NAIROBI, Kenya -- The suspected bomber of Nairobi's Norfolk Hotel apparently escaped to Saudi Arabia hours before the explosion that killed 14 people, reliable sources said Sunday.
Officials released an updated casualty list that named American Kenneth Moyer as among the dead. His hometown was unknown. Officials also feared an American woman, Peggy Bartell, who is listed as missing, was also among those killed in the New Year's eve bombing. Three bodies were unidentified.
Reliable informants said the suspected bomber, who carried a Maltese passport when he checked into the Norfolk Hotel, apparently left on a Kenya Airways flight to Jeddah in Saudi Arabia about eight hours before the bomb exploded. It was not known if the man stayed in Saudi Arabia.
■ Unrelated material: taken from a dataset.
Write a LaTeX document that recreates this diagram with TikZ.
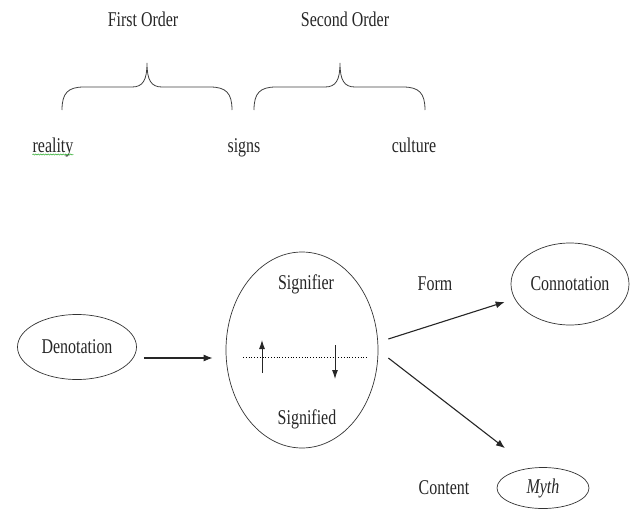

The sources said the Maltese passport identified the man as Mohammed Akila. The man, visited in the hotel by a European woman speaking with a German accent, was believed to be an Arab travelling under a false passport.
The motive for the bombing has not been established, although the Norfolk Hotel is owned by a prominent Jewish family.
Britain's Guardian newspaper, citing Middle East diplomatic sources, said the attack was carried out by West German terrorists acting for the radical Popular Front for the Liberation of Palestine.
The report said the raid was in retaliation for the arrest of five PFLP members in 1976 for allegedly trying to shoot down an Israeli airliner over Kenya. Two of the terrorists were released in Israel last month after serving prison sentences.
A report that the attack could have been aimed at Fiat automobile company president Gianni Agnelli was denied by the company. The pilot of Agnelli's executive jet was killed and a co-pilot wounded in the explosion but the Italian industrialist was not in the city, his company said.
A Fiat spokesman said the two were at the hotel waiting for parts to arrive for the plane, which had developed trouble while enroute elsewhere in Africa. Agnelli continued on by other means, the spokesman said.
The dead also included four Kenyans, two British children, a Danish employee of the Dutch Airline, KLM, a Frenchman, and a Belgian child who died of injuries Saturday.